STATED GOAL -
Repeat the listing that follows, character for character, minus the pictures.

DATA EXCERPT -

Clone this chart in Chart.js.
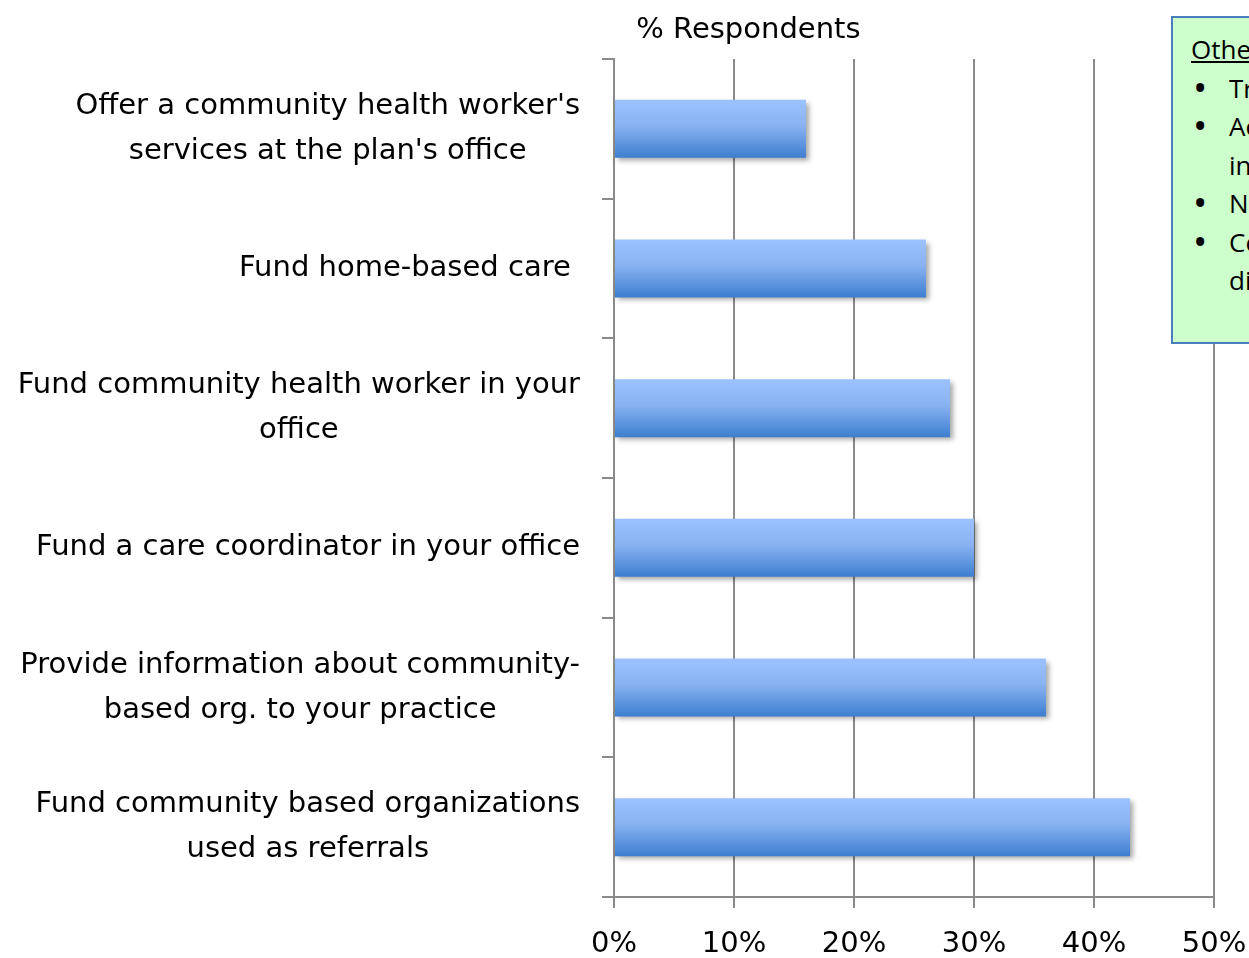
<!DOCTYPE html>
<html>
<head>
<meta charset="utf-8">
<script src="https://cdn.jsdelivr.net/npm/chart.js@4"></script>
<style>
  html, body { margin: 0; padding: 0; background: #fff; overflow: hidden; width: 1249px; height: 958px; }
  #wrap { position: relative; width: 1249px; height: 958px; }
  #note {
    position: absolute; left: 1171px; top: 16px; width: 300px; height: 324px;
    background: #ccffcc; border: 2px solid #4a7ebb; box-sizing: content-box;
    font-family: "Open Sans", "Liberation Sans", sans-serif; font-size: 26px; line-height: 38.5px;
    color: #000; white-space: nowrap;
  }
  #note .head { margin: 12px 0 0 18px; text-decoration: underline; }
  #note ul { margin: 0; padding: 0 0 0 56px; list-style: none; }
  #note li { position: relative; }
  #note li::before { content: "\2022"; position: absolute; left: -36px; top: -1px; font-size: 38px; }
</style>
</head>
<body>
<div id="wrap">
  <canvas id="chart" width="1249" height="958"></canvas>
  <div id="note">
    <div class="head">Other responses:</div>
    <ul>
      <li>Transportation</li>
      <li>Access to resources and<br>information</li>
      <li>None</li>
      <li>Coordinate care for chronic<br>disease</li>
    </ul>
  </div>
</div>
<script>
  const categories = [
    ["Offer a community health worker's", "services at the plan's office"],
    ["Fund home-based care "],
    ["Fund community health worker in your", "office"],
    ["Fund a care coordinator in your office"],
    ["Provide information about community-", "based org. to your practice"],
    ["Fund community based organizations", "used as referrals"],
  ];
  const respondents = [16, 26, 28, 30, 36, 43];
  const xTicks = [0, 10, 20, 30, 40, 50];
  const axisTitle = "% Respondents";

  const FAMILY = '"Comic Sans MS", "DejaVu Sans", sans-serif';
  const LABEL_FONT = "29px " + FAMILY;
  const GRID = "#8a8a8a";
  const BAR_PCT = 0.415;

  function barFill(context) {
    const chart = context.chart;
    const y = chart.scales.y;
    if (!chart.chartArea || !y) return "#6a9ee8";
    const center = y.getPixelForValue(context.dataIndex);
    const half = (y.height / categories.length) * BAR_PCT / 2;
    const g = chart.ctx.createLinearGradient(0, center - half, 0, center + half);
    g.addColorStop(0, "#9cc3ff");
    g.addColorStop(0.45, "#88b2f2");
    g.addColorStop(1, "#3d7ecf");
    return g;
  }

  const barShadow = {
    id: "barShadow",
    beforeDatasetsDraw(chart) {
      const ctx = chart.ctx;
      ctx.save();
      ctx.shadowColor = "rgba(0,0,0,0.35)";
      ctx.shadowBlur = 5;
      ctx.shadowOffsetX = 3;
      ctx.shadowOffsetY = 3;
    },
    afterDatasetsDraw(chart) {
      chart.ctx.restore();
    },
  };

  // category labels: block right-aligned to the axis, lines centred inside the block
  const blockLabels = {
    id: "blockLabels",
    afterDraw(chart) {
      const ctx = chart.ctx;
      const y = chart.scales.y;
      const right = y.right - 34;
      const lineH = 45;
      ctx.save();
      ctx.font = LABEL_FONT;
      ctx.fillStyle = "#000";
      ctx.textBaseline = "middle";
      ctx.textAlign = "center";
      categories.forEach((lines, i) => {
        const w = Math.max(...lines.map((l) => ctx.measureText(l).width));
        const cx = right - w / 2;
        const cy = y.getPixelForTick(i);
        lines.forEach((l, k) => {
          ctx.fillText(l, cx, cy + (k - (lines.length - 1) / 2) * lineH);
        });
      });
      ctx.font = "29px " + FAMILY;
      ctx.fillText(axisTitle, chart.scales.x.getPixelForValue(11.2), 30);
      ctx.restore();
    },
  };

  new Chart(document.getElementById("chart"), {
    type: "bar",
    data: {
      labels: categories,
      datasets: [
        {
          data: respondents,
          backgroundColor: barFill,
          borderWidth: 0,
          barPercentage: BAR_PCT,
          categoryPercentage: 1,
        },
      ],
    },
    options: {
      indexAxis: "y",
      responsive: false,
      animation: false,
      layout: { padding: { top: 59, right: 35, left: 0, bottom: 0 } },
      plugins: { legend: { display: false }, tooltip: { enabled: false } },
      scales: {
        x: {
          min: 0,
          max: 50,
          afterFit(scale) {
            scale.height = 61;
            scale.paddingRight = 0;
            scale.paddingLeft = 0;
          },
          afterBuildTicks(scale) { scale.ticks = xTicks.map((v) => ({ value: v })); },
          ticks: {
            callback: (v) => v + "%",
            color: "#000",
            padding: 19,
            font: { family: FAMILY, size: 29 },
          },
          grid: { color: GRID, lineWidth: 2, tickLength: 11 },
          border: { color: GRID, width: 2 },
        },
        y: {
          afterFit(scale) { scale.width = 614; },
          ticks: { display: false },
          grid: { color: GRID, lineWidth: 2, drawOnChartArea: false, tickLength: 12 },
          border: { color: GRID, width: 2 },
        },
      },
    },
    plugins: [barShadow, blockLabels],
  });
</script>
</body>
</html>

COMPLETED TASK -
Clone this chart in Chart.js.
<!DOCTYPE html>
<html>
<head>
<meta charset="utf-8">
<script src="https://cdn.jsdelivr.net/npm/chart.js@4"></script>
<style>
  html, body { margin: 0; padding: 0; background: #fff; overflow: hidden; width: 1249px; height: 958px; }
  #wrap { position: relative; width: 1249px; height: 958px; }
  #note {
    position: absolute; left: 1171px; top: 16px; width: 300px; height: 324px;
    background: #ccffcc; border: 2px solid #4a7ebb; box-sizing: content-box;
    font-family: "Open Sans", "Liberation Sans", sans-serif; font-size: 26px; line-height: 38.5px;
    color: #000; white-space: nowrap;
  }
  #note .head { margin: 12px 0 0 18px; text-decoration: underline; }
  #note ul { margin: 0; padding: 0 0 0 56px; list-style: none; }
  #note li { position: relative; }
  #note li::before { content: "\2022"; position: absolute; left: -36px; top: -1px; font-size: 38px; }
</style>
</head>
<body>
<div id="wrap">
  <canvas id="chart" width="1249" height="958"></canvas>
  <div id="note">
    <div class="head">Other responses:</div>
    <ul>
      <li>Transportation</li>
      <li>Access to resources and<br>information</li>
      <li>None</li>
      <li>Coordinate care for chronic<br>disease</li>
    </ul>
  </div>
</div>
<script>
  const categories = [
    ["Offer a community health worker's", "services at the plan's office"],
    ["Fund home-based care "],
    ["Fund community health worker in your", "office"],
    ["Fund a care coordinator in your office"],
    ["Provide information about community-", "based org. to your practice"],
    ["Fund community based organizations", "used as referrals"],
  ];
  const respondents = [16, 26, 28, 30, 36, 43];
  const xTicks = [0, 10, 20, 30, 40, 50];
  const axisTitle = "% Respondents";

  const FAMILY = '"Comic Sans MS", "DejaVu Sans", sans-serif';
  const LABEL_FONT = "29px " + FAMILY;
  const GRID = "#8a8a8a";
  const BAR_PCT = 0.415;

  function barFill(context) {
    const chart = context.chart;
    const y = chart.scales.y;
    if (!chart.chartArea || !y) return "#6a9ee8";
    const center = y.getPixelForValue(context.dataIndex);
    const half = (y.height / categories.length) * BAR_PCT / 2;
    const g = chart.ctx.createLinearGradient(0, center - half, 0, center + half);
    g.addColorStop(0, "#9cc3ff");
    g.addColorStop(0.45, "#88b2f2");
    g.addColorStop(1, "#3d7ecf");
    return g;
  }

  const barShadow = {
    id: "barShadow",
    beforeDatasetsDraw(chart) {
      const ctx = chart.ctx;
      ctx.save();
      ctx.shadowColor = "rgba(0,0,0,0.35)";
      ctx.shadowBlur = 5;
      ctx.shadowOffsetX = 3;
      ctx.shadowOffsetY = 3;
    },
    afterDatasetsDraw(chart) {
      chart.ctx.restore();
    },
  };

  // category labels: block right-aligned to the axis, lines centred inside the block
  const blockLabels = {
    id: "blockLabels",
    afterDraw(chart) {
      const ctx = chart.ctx;
      const y = chart.scales.y;
      const right = y.right - 34;
      const lineH = 45;
      ctx.save();
      ctx.font = LABEL_FONT;
      ctx.fillStyle = "#000";
      ctx.textBaseline = "middle";
      ctx.textAlign = "center";
      categories.forEach((lines, i) => {
        const w = Math.max(...lines.map((l) => ctx.measureText(l).width));
        const cx = right - w / 2;
        const cy = y.getPixelForTick(i);
        lines.forEach((l, k) => {
          ctx.fillText(l, cx, cy + (k - (lines.length - 1) / 2) * lineH);
        });
      });
      ctx.font = "29px " + FAMILY;
      ctx.fillText(axisTitle, chart.scales.x.getPixelForValue(11.2), 30);
      ctx.restore();
    },
  };

  new Chart(document.getElementById("chart"), {
    type: "bar",
    data: {
      labels: categories,
      datasets: [
        {
          data: respondents,
          backgroundColor: barFill,
          borderWidth: 0,
          barPercentage: BAR_PCT,
          categoryPercentage: 1,
        },
      ],
    },
    options: {
      indexAxis: "y",
      responsive: false,
      animation: false,
      layout: { padding: { top: 59, right: 35, left: 0, bottom: 0 } },
      plugins: { legend: { display: false }, tooltip: { enabled: false } },
      scales: {
        x: {
          min: 0,
          max: 50,
          afterFit(scale) {
            scale.height = 61;
            scale.paddingRight = 0;
            scale.paddingLeft = 0;
          },
          afterBuildTicks(scale) { scale.ticks = xTicks.map((v) => ({ value: v })); },
          ticks: {
            callback: (v) => v + "%",
            color: "#000",
            padding: 19,
            font: { family: FAMILY, size: 29 },
          },
          grid: { color: GRID, lineWidth: 2, tickLength: 11 },
          border: { color: GRID, width: 2 },
        },
        y: {
          afterFit(scale) { scale.width = 614; },
          ticks: { display: false },
          grid: { color: GRID, lineWidth: 2, drawOnChartArea: false, tickLength: 12 },
          border: { color: GRID, width: 2 },
        },
      },
    },
    plugins: [barShadow, blockLabels],
  });
</script>
</body>
</html>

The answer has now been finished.